Source code of charts
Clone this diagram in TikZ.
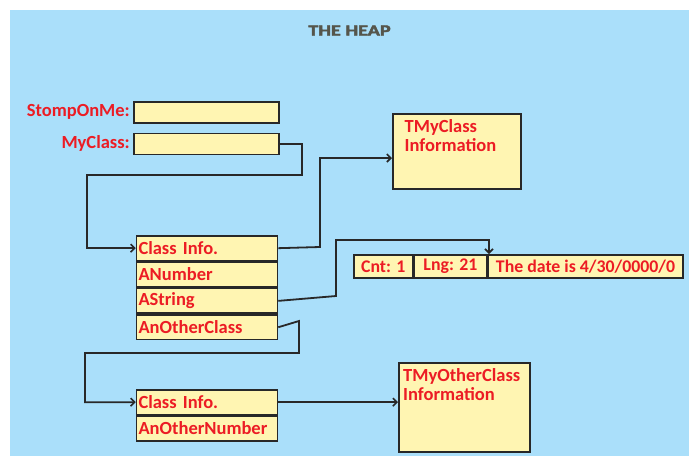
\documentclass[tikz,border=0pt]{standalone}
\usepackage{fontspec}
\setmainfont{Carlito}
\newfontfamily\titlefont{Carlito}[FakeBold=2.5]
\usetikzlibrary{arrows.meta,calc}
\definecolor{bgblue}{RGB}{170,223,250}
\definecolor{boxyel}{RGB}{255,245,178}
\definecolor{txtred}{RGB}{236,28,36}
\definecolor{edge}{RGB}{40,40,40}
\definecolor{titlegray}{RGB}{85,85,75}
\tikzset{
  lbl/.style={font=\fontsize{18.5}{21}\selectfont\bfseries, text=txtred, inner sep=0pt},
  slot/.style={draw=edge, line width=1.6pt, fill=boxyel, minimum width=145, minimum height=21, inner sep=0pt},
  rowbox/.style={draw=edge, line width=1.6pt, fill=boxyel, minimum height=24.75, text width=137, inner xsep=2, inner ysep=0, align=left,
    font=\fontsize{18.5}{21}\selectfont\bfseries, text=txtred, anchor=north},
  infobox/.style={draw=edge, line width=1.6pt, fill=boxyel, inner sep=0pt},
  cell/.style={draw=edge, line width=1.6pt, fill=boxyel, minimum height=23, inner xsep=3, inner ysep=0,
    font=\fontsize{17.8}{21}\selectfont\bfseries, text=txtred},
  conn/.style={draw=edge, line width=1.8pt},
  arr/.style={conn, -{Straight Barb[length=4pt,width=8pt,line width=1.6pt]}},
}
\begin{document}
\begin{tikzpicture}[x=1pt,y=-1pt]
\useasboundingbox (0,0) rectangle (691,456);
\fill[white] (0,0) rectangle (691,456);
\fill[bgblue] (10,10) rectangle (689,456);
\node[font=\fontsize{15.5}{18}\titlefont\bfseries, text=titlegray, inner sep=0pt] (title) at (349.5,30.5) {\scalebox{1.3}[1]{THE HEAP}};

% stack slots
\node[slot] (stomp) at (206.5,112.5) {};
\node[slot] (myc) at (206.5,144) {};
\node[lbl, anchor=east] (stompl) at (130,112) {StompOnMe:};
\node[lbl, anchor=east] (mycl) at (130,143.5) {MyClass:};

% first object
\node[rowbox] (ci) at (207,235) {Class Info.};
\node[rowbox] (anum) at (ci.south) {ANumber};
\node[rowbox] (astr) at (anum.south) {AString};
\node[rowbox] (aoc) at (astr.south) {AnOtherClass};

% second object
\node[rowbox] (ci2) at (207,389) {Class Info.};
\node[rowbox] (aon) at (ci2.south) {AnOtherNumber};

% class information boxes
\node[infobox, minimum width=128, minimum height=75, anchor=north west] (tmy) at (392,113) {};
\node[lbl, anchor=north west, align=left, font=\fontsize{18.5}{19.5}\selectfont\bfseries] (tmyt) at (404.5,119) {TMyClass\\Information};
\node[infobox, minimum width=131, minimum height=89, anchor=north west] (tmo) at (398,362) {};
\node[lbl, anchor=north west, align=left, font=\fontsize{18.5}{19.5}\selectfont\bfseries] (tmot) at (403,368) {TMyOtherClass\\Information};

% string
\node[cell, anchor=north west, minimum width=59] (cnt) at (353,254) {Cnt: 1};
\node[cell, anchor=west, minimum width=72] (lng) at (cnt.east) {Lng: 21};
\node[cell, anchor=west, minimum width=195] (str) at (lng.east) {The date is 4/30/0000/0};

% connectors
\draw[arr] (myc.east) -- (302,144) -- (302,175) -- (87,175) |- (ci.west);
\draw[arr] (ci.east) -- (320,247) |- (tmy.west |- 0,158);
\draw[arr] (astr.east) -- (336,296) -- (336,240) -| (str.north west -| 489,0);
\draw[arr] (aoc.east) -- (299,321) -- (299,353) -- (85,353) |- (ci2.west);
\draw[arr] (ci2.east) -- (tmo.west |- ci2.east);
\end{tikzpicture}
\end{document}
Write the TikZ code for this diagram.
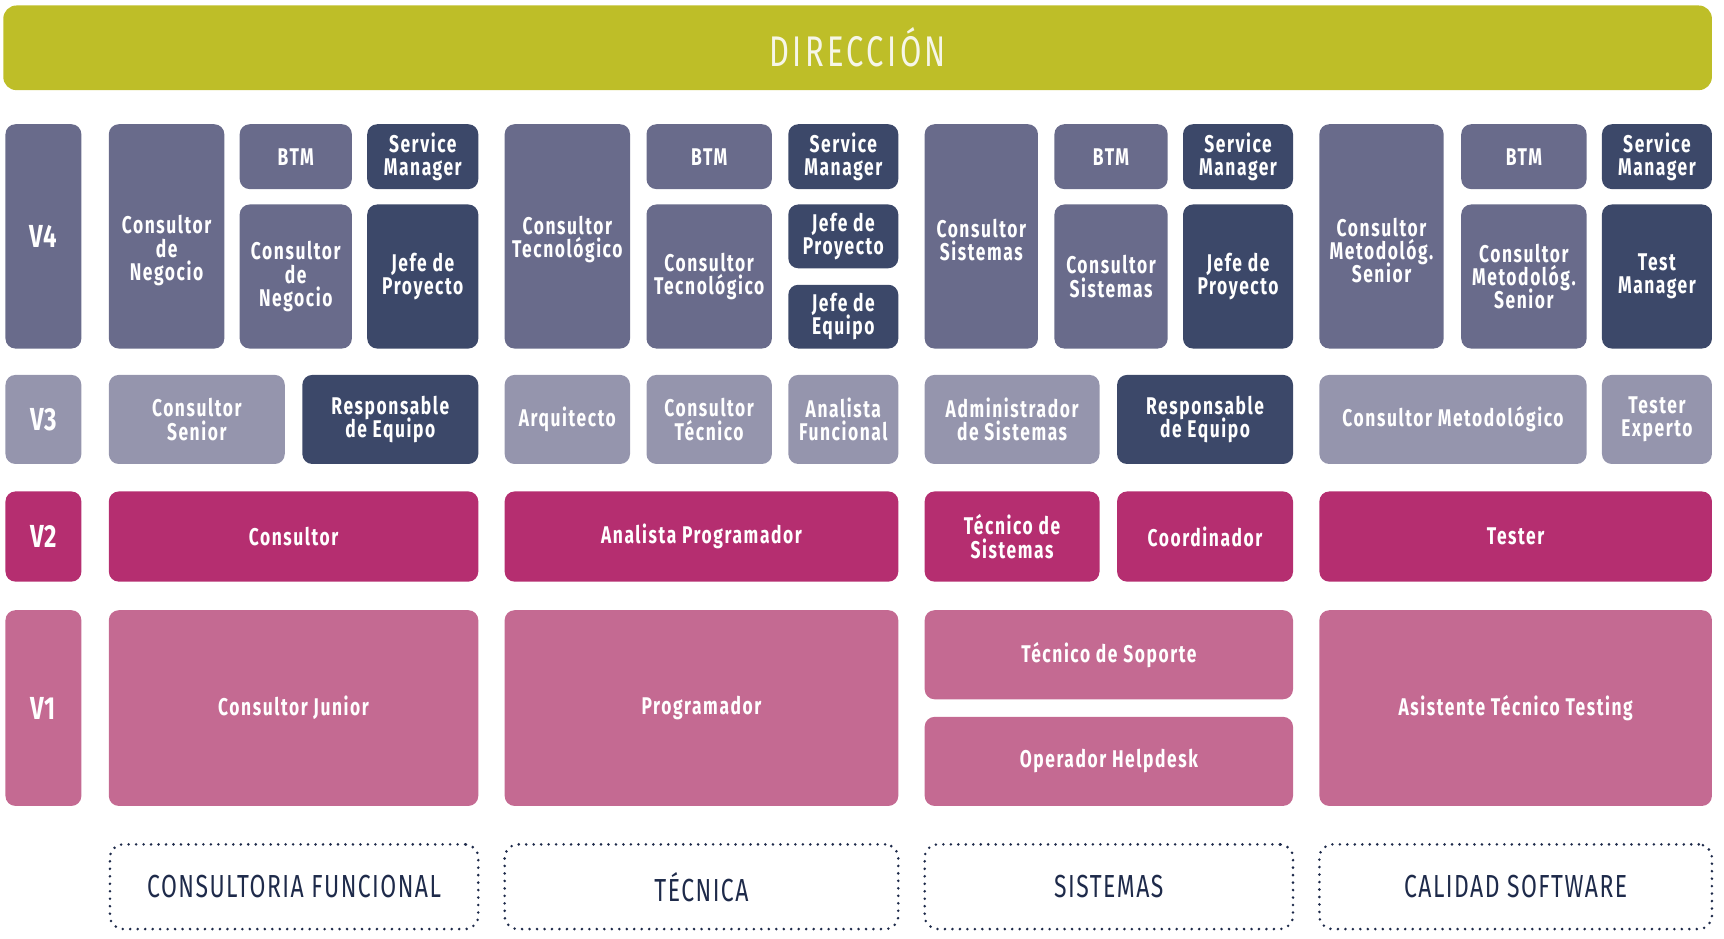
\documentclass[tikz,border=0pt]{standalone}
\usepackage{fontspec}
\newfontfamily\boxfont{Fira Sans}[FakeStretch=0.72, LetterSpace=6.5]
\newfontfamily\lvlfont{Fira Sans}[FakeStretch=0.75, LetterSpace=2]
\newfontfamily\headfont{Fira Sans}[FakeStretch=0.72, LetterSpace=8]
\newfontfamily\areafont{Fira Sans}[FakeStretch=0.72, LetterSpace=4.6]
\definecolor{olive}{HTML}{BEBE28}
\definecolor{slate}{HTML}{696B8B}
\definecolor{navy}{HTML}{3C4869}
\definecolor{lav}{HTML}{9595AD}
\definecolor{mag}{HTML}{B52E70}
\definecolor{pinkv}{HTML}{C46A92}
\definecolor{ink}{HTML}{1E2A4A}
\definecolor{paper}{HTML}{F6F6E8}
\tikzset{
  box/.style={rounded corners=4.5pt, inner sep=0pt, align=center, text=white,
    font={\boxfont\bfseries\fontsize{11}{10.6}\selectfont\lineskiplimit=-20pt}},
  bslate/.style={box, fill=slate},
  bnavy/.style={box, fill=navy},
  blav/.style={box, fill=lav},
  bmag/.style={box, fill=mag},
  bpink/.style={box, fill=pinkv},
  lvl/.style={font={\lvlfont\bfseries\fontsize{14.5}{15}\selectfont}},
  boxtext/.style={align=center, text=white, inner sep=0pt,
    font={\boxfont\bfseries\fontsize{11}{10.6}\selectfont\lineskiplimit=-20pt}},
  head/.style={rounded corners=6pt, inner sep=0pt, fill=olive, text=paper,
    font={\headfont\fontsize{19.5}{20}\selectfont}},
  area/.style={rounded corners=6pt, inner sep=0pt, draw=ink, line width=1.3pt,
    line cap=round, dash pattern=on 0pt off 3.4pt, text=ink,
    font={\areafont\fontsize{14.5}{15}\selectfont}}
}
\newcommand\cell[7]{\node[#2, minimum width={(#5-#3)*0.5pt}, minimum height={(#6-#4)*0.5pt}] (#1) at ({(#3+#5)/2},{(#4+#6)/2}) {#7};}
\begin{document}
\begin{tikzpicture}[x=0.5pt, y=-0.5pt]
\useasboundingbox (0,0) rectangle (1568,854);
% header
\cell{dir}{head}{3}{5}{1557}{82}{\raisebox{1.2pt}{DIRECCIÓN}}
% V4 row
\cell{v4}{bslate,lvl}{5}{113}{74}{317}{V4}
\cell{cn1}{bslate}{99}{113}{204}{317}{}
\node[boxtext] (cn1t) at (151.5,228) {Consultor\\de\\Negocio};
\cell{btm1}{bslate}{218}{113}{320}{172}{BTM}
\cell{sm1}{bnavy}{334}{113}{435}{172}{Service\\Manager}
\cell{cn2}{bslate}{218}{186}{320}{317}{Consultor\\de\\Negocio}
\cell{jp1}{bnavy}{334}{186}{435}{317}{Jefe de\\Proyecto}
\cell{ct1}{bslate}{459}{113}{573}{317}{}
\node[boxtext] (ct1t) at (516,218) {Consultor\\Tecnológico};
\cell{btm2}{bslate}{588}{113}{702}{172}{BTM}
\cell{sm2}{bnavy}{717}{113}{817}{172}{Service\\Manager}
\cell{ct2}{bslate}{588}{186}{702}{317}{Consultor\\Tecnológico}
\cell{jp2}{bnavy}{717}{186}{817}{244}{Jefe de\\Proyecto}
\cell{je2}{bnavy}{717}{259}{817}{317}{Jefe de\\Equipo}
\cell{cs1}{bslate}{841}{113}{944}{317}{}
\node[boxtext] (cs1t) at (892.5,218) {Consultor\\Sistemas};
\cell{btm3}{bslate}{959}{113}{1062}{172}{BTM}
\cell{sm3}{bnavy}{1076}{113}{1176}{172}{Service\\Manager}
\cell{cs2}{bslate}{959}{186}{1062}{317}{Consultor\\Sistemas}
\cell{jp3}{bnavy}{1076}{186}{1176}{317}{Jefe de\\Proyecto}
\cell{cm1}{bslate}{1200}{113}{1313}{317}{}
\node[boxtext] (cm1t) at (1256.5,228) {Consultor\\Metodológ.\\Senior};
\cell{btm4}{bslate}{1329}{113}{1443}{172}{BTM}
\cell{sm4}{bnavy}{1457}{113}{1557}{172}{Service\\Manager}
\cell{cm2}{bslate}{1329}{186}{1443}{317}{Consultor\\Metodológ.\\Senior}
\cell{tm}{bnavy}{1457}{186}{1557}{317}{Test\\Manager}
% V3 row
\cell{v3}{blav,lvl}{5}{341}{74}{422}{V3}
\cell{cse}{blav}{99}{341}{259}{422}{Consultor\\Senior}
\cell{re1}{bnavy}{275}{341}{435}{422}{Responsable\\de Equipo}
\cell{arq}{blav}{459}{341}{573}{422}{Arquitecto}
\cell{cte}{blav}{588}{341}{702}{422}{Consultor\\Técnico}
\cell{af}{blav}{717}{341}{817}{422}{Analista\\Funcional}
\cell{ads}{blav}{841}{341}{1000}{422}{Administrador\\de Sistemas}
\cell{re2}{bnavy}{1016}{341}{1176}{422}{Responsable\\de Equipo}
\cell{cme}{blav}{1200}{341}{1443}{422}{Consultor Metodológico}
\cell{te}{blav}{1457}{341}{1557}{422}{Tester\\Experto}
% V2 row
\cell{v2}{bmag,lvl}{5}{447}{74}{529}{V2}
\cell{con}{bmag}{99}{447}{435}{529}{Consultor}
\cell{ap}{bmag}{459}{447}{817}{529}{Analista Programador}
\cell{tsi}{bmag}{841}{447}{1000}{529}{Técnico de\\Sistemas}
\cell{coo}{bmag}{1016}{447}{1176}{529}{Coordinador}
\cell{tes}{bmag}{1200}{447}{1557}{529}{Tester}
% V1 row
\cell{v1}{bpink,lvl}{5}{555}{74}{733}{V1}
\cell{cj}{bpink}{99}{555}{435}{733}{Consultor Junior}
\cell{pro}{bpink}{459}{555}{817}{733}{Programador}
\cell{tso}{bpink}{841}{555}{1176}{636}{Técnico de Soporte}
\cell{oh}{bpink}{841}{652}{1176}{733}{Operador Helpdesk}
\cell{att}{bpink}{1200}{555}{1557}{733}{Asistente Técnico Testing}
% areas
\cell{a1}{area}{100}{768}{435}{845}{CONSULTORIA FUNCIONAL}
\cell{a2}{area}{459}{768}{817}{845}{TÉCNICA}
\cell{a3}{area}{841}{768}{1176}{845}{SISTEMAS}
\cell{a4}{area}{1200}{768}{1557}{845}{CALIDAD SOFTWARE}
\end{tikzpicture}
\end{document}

◆ **BRIEF**
Show all lines from the records above where the word "diagram" occurs.

◆ **RIGHT ANSWER**
Clone this diagram in TikZ.
Write the TikZ code for this diagram.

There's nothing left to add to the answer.